— begin Data provided —

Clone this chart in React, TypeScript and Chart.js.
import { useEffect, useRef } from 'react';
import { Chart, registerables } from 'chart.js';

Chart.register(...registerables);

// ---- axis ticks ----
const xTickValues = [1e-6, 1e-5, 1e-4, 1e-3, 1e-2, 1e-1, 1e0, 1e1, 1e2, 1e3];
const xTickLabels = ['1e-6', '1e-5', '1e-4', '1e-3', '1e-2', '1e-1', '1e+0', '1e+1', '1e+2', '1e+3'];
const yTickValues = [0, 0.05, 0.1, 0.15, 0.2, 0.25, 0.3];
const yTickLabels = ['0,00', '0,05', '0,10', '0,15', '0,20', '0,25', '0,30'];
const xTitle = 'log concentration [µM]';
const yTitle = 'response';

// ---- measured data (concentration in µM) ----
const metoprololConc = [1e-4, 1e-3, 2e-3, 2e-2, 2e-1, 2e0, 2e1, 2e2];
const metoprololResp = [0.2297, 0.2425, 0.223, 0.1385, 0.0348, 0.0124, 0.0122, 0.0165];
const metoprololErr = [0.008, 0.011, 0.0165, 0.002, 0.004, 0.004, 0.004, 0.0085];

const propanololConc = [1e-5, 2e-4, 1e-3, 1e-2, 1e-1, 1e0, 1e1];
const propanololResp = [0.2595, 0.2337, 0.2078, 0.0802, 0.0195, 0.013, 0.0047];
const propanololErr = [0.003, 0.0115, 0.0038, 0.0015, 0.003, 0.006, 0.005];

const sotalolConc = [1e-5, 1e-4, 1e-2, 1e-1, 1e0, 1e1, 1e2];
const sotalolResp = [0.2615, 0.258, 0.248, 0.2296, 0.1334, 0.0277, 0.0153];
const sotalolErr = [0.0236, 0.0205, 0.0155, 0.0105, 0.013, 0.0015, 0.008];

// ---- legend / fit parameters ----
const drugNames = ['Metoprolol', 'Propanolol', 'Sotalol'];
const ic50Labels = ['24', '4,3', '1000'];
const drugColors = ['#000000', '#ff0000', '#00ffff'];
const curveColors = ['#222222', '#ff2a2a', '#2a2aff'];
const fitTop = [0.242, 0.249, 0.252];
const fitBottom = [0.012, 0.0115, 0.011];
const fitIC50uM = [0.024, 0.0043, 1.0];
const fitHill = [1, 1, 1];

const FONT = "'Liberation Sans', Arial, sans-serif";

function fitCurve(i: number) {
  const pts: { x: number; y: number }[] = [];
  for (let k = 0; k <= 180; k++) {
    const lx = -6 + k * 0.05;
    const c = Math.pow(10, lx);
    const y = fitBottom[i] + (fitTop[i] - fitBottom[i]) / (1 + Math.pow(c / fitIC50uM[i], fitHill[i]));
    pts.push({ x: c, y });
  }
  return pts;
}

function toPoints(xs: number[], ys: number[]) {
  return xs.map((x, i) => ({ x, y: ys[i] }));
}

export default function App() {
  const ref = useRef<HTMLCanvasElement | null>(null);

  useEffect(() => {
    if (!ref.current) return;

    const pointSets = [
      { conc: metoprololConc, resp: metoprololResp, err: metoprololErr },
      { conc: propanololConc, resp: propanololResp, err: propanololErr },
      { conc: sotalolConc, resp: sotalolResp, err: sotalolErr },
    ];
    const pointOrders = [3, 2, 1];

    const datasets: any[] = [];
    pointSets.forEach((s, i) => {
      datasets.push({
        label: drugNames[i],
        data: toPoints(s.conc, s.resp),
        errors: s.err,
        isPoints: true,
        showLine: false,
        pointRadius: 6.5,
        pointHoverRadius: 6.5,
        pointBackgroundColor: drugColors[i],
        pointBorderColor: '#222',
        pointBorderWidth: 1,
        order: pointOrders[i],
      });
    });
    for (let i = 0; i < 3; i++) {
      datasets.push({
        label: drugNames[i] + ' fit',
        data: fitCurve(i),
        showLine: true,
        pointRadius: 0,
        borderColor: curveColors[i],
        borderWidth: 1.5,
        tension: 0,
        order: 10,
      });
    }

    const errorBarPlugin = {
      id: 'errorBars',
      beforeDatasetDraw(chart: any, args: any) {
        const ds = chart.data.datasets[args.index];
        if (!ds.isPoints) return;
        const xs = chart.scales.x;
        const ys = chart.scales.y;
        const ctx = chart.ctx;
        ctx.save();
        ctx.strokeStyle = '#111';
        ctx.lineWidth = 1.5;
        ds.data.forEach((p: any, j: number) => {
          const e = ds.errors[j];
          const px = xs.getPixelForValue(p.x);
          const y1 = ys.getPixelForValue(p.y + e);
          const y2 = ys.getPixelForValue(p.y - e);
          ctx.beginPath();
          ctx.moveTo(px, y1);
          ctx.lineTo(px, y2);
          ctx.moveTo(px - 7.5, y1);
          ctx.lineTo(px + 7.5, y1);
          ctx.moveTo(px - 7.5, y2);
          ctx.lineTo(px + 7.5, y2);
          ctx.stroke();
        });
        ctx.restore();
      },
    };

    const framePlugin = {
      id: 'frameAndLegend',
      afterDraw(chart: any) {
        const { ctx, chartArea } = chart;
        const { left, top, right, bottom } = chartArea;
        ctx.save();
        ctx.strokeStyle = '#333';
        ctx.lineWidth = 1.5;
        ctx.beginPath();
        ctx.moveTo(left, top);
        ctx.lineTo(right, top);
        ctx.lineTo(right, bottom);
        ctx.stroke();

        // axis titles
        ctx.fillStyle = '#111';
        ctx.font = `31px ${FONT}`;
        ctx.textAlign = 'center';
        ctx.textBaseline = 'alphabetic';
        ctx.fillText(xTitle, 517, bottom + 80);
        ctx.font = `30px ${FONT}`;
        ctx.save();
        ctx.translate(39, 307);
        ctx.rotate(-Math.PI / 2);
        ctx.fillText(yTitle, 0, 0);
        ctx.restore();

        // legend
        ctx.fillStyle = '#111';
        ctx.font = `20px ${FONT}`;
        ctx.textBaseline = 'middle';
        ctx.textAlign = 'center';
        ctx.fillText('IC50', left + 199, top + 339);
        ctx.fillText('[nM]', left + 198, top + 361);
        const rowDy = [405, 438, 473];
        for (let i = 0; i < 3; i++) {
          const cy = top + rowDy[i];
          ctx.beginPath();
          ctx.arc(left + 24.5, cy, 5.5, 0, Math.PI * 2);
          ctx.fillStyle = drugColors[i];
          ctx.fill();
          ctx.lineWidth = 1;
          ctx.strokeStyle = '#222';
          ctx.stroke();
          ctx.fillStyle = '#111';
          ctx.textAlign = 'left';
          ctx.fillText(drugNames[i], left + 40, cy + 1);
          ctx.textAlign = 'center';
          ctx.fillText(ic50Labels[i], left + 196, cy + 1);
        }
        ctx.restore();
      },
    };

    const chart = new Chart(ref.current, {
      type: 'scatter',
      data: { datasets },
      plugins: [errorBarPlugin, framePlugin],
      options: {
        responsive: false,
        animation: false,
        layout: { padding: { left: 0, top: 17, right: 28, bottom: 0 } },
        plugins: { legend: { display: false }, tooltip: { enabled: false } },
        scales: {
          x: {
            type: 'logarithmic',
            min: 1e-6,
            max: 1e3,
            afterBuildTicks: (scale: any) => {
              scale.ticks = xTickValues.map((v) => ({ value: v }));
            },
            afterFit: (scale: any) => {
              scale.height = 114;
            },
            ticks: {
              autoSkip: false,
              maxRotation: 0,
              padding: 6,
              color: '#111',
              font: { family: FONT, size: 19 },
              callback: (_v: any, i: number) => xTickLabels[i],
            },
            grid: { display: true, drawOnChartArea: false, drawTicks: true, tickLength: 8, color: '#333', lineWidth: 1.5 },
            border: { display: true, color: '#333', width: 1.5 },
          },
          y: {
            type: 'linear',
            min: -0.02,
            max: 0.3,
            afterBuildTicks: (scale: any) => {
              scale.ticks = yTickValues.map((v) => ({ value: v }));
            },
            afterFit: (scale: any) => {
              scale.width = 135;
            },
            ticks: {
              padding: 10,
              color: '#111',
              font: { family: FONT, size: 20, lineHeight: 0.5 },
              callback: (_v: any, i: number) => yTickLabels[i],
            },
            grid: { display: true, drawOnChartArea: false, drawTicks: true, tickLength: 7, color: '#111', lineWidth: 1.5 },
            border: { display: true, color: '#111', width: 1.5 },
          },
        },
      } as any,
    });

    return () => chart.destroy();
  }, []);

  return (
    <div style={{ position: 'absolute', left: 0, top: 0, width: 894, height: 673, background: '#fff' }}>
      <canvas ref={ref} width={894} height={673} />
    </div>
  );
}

— end Data provided —

- [Task] Each line from the start of the listing above through the line containing "Chart.register(...registerables);" should be copied exactly, please, with no other lines added.

- [Final result]
Clone this chart in React, TypeScript and Chart.js.
import { useEffect, useRef } from 'react';
import { Chart, registerables } from 'chart.js';

Chart.register(...registerables);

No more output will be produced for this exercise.